Looking at some histograms, we see the effort on a seven point scale for

search, for scroll and for voice.

They all look like they were more towards seven, let's do a plot and see here.

Where we see efforts about similar for scroll and search, but

maybe a little more effort for voice.

Perhaps it was, we know there were more errors, so

perhaps it was making voice recognition mistakes.

Let's do the Friedman test on the overall effort ratings and

here we see an interesting outcome.

The P value is not significant meaning there's not a detectable difference

in the effort ratings on one to seven scale that people gave for

these three different techniques.

I have a note here for what that means.

Since the omnibus test is not significant, the post hoc comparisons,

the pairwise comparisons are not justified.

If we could do them, we would carry them out like we did for errors just above.

So we know how to do that.

But we're not justified in doing that in this case.

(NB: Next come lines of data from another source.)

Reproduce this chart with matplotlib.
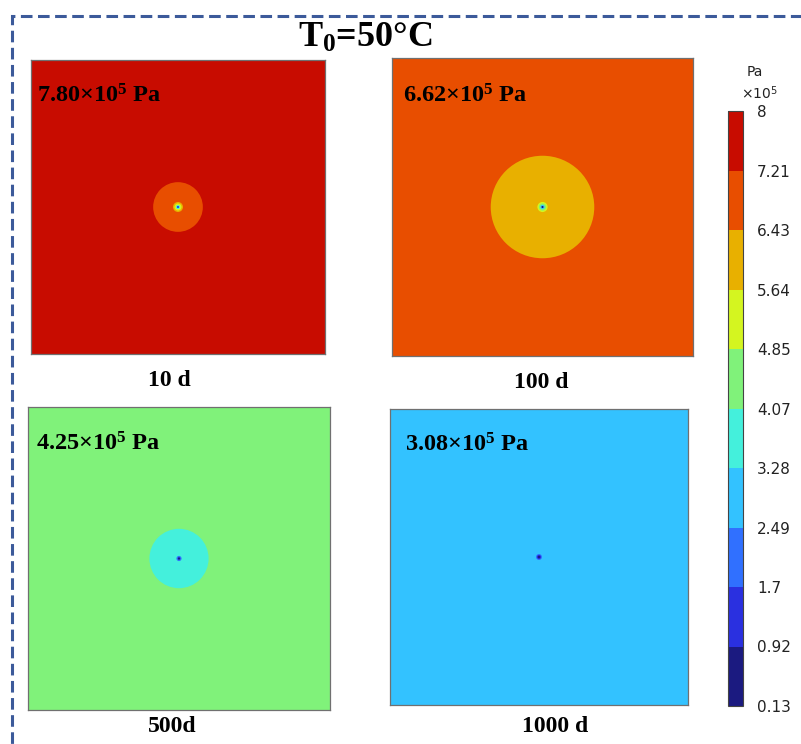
import matplotlib.pyplot as plt
from matplotlib import rcParams
from matplotlib.colors import ListedColormap, BoundaryNorm
from matplotlib.cm import ScalarMappable
from matplotlib.patches import Circle, Rectangle

rcParams['font.family'] = 'Liberation Serif'
rcParams['mathtext.fontset'] = 'custom'
rcParams['mathtext.rm'] = 'Liberation Serif:bold'
rcParams['mathtext.it'] = 'Liberation Serif:bold:italic'
rcParams['mathtext.bf'] = 'Liberation Serif:bold'

# pressure bands (x10^5 Pa)
levels = [0.13, 0.92, 1.7, 2.49, 3.28, 4.07, 4.85, 5.64, 6.43, 7.21, 8]
level_labels = ['0.13', '0.92', '1.7', '2.49', '3.28', '4.07', '4.85',
                '5.64', '6.43', '7.21', '8']
band_colors = ['#1b1a80', '#2a30e0', '#3070ff', '#33c2ff', '#44f0dc',
               '#80f27a', '#d4f520', '#e8b000', '#e84e00', '#c80c00']

times = ['10 d', '100 d', '500d', '1000 d']
far_field = [7.80, 6.62, 4.25, 3.08]

# drawdown rings around the well: outer radius (fraction of domain) and pressure
ring_radius = [
    [0.0845, 0.017, 0.012, 0.007, 0.0035],
    [0.172, 0.017, 0.012, 0.007, 0.0035],
    [0.098, 0.0085, 0.004],
    [0.010, 0.007, 0.004],
]
ring_pressure = [
    [6.80, 6.00, 5.20, 3.70, 1.30],
    [6.00, 5.20, 4.40, 2.90, 0.50],
    [3.70, 2.10, 0.50],
    [2.10, 1.30, 0.50],
]

cmap = ListedColormap(band_colors)
norm = BoundaryNorm(levels, cmap.N)

W, H = 801, 744
fig = plt.figure(figsize=(W / 100, H / 100), dpi=100)


def px_axes(x0, y0, x1, y1):
    return fig.add_axes([x0 / W, 1 - y1 / H, (x1 - x0) / W, (y1 - y0) / H])


def px_text(x, y, s, **kw):
    return fig.text(x / W, 1 - y / H, s, **kw)


# panel boxes in pixels: (left, top, right, bottom)
boxes = [(31, 60, 325, 354), (392, 58, 693, 356),
         (28, 407, 330, 710), (390, 409, 688, 705)]
value_pos = [(37, 96), (403, 96), (36, 444), (405, 445)]
time_pos = [(169, 380), (541, 382), (172, 727), (555, 727)]

for i, box in enumerate(boxes):
    ax = px_axes(*box)
    ax.set_xlim(0, 1)
    ax.set_ylim(0, 1)
    ax.set_xticks([])
    ax.set_yticks([])
    ax.set_facecolor(cmap(norm(far_field[i])))
    for sp in ax.spines.values():
        sp.set_color('#707070')
        sp.set_linewidth(0.9)
    for r, p in zip(ring_radius[i], ring_pressure[i]):
        ax.add_patch(Circle((0.5, 0.5), r, facecolor=cmap(norm(p)),
                            edgecolor='none'))
    px_text(*value_pos[i], f'{far_field[i]:.2f}×10$^5$ Pa',
            ha='left', va='center', fontsize=17.5, fontweight='bold')
    px_text(*time_pos[i], times[i],
            ha='center', va='center', fontsize=17, fontweight='bold')

# colorbar
cax = px_axes(728, 111, 743, 706)
cb = fig.colorbar(ScalarMappable(norm=norm, cmap=cmap), cax=cax,
                  boundaries=levels, ticks=levels)
cb.ax.set_yticklabels(level_labels, fontfamily='DejaVu Sans')
cb.ax.tick_params(length=0, labelsize=11, pad=10, colors='#222222')
cb.outline.set_edgecolor('#444444')
cb.outline.set_linewidth(0.8)
px_text(747, 72, 'Pa', fontsize=10, family='DejaVu Sans',
        ha='left', va='center', color='#222222')
px_text(741, 93, r'×10$^{\mathregular{5}}$', fontsize=10, family='DejaVu Sans',
        ha='left', va='center', color='#222222')

px_text(365, 38, 'T$_0$=50°C', fontsize=26, fontweight='bold',
        ha='center', va='center')

# dashed frame
frame = Rectangle((12 / W, 1 - 840 / H), 900 / W, 824 / H, transform=fig.transFigure,
                  fill=False, edgecolor='#3c5a9a', linewidth=2.2,
                  linestyle=(0, (3.8, 1.8)), clip_on=False)
fig.patches.append(frame)

fig.savefig('out.png', dpi=100)
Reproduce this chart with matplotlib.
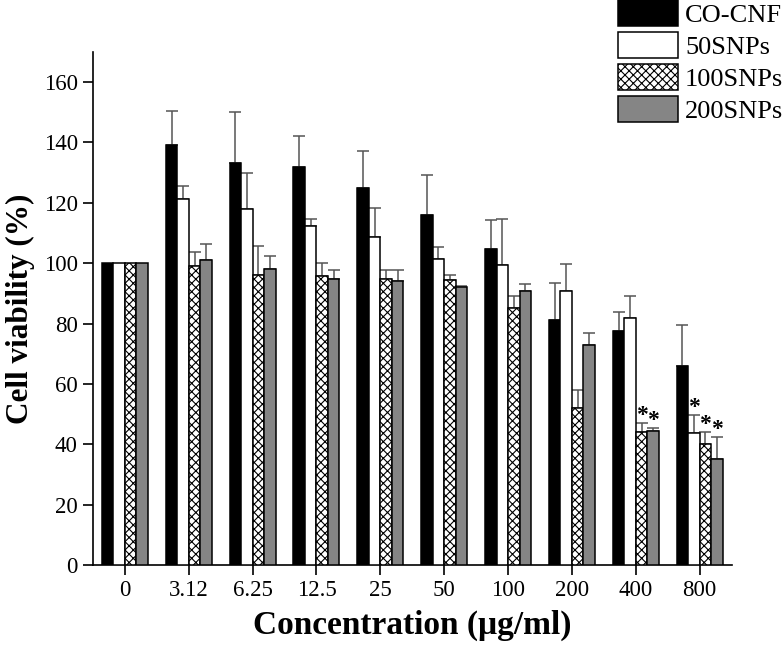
import numpy as np
import matplotlib
matplotlib.use("Agg")
import matplotlib.pyplot as plt
from matplotlib.patches import Patch

# --- Data ---
concentrations = ["0", "3.12", "6.25", "12.5", "25", "50", "100", "200", "400", "800"]
series_names = ["CO-CNF", "50SNPs", "100SNPs", "200SNPs"]

co_cnf = [100, 139.0, 133.3, 132.0, 124.8, 116.0, 104.8, 81.2, 77.5, 66.1]
co_cnf_err = [0, 11.4, 16.8, 10.1, 12.4, 13.2, 9.4, 12.4, 6.3, 13.5]
snp50 = [100, 121.2, 118.0, 112.4, 108.7, 101.3, 99.3, 90.9, 81.8, 43.9]
snp50_err = [0, 4.5, 11.9, 2.3, 9.5, 4.1, 15.3, 8.7, 7.3, 5.8]
snp100 = [100, 99.2, 96.1, 95.6, 94.7, 94.4, 85.3, 52.0, 44.1, 40.0]
snp100_err = [0, 4.4, 9.5, 4.3, 2.9, 1.8, 3.8, 6.0, 3.0, 4.2]
snp200 = [100, 101.1, 98.2, 94.6, 94.1, 92.1, 90.8, 72.9, 44.5, 35.2]
snp200_err = [0, 5.3, 4.1, 3.3, 3.7, 0.4, 2.3, 4.1, 1.0, 7.2]

# significance marks: (group index, series index)
stars = [(8, 2), (8, 3), (9, 1), (9, 2), (9, 3)]

# --- Style ---
plt.rcParams["font.family"] = ["Liberation Serif", "DejaVu Serif"]
plt.rcParams["hatch.linewidth"] = 0.8

values = [co_cnf, snp50, snp100, snp200]
errors = [co_cnf_err, snp50_err, snp100_err, snp200_err]
faces = ["black", "white", "white", "#858585"]
hatches = [None, None, "xxxx", None]

fig = plt.figure(figsize=(7.84, 6.49), dpi=100)
ax = fig.add_axes([0.1186, 0.1294, 0.8145, 0.7906])

x = np.arange(len(concentrations))
width = 0.18
offsets = (np.arange(4) - 1.5) * width

for i in range(4):
    ax.bar(x + offsets[i], values[i], width, color=faces[i], edgecolor="black",
           linewidth=1.1, hatch=hatches[i], zorder=3)
    err = np.array(errors[i])
    mask = err > 0
    ax.errorbar(x[mask] + offsets[i], np.array(values[i])[mask],
                yerr=[np.zeros(mask.sum()), err[mask]], fmt="none",
                ecolor="#555555", elinewidth=1.1, capsize=4, capthick=1.1, zorder=2)

for g, s in stars:
    top = values[s][g] + errors[s][g]
    ax.text(x[g] + offsets[s], top + 2.5, "*", ha="center", va="center",
            fontsize=17, fontweight="bold")

ax.set_xlim(-0.5, 9.5)
ax.set_ylim(0, 170)
ax.set_yticks(np.arange(0, 161, 20))
ax.set_xticks(x)
ax.set_xticklabels(concentrations)
ax.tick_params(axis="both", direction="out", length=7, width=1.2, labelsize=16.5, pad=4)
ax.spines["top"].set_visible(False)
ax.spines["right"].set_visible(False)
for sp in ["left", "bottom"]:
    ax.spines[sp].set_linewidth(1.2)

ax.set_ylabel("Cell viability (%)", fontsize=22.5, fontweight="bold", labelpad=6)
ax.set_xlabel("Concentration (\u03bcg/ml)", fontsize=24, fontweight="bold", labelpad=6)

handles = [Patch(facecolor=faces[i], edgecolor="black", linewidth=1.1, hatch=hatches[i])
           for i in range(4)]
fig.legend(handles, series_names, loc="upper left", bbox_to_anchor=(618 / 784, 1.0),
           frameon=False, fontsize=19, handlelength=2.27, handleheight=1.12,
           handletextpad=0.27, labelspacing=0.2, borderpad=0, borderaxespad=0)

fig.savefig("out.png", dpi=100)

That's an important principal in these analyses to remember.

13:36

So we've just completed our analysis of the performance of subjects looking for

contacts in a smart phone contacts manager using three techniques, searching,

scrolling, and their voice.

13:47

So we had one factor, it had more than two levels.

It had three levels as we just said.

It was a within subjects factor.

All subjects did all three of those techniques to find

a set of contacts in a contact manager.

14:02

We used a one way repeated measure ANOVA for our parametric tests,

and we used the Friedman test for the non parametric tests

across all those three levels of the technique.

We followed up the one-way repeated measures ANOVA with

paired samples T tests for post hoc contrast testing.

And for the Friedman test,

when it was significant we followed it up with the Wilcoxon signed-rank test.

14:37

Now, what happens if we go beyond not just two or

three levels of a factor, but

if we go into having multiple factors themselves?

This will bring us to the factorial ANOVA and the aligned-rank transform.

It'll take us towards linear models and

eventually generalized linear models, which will be next.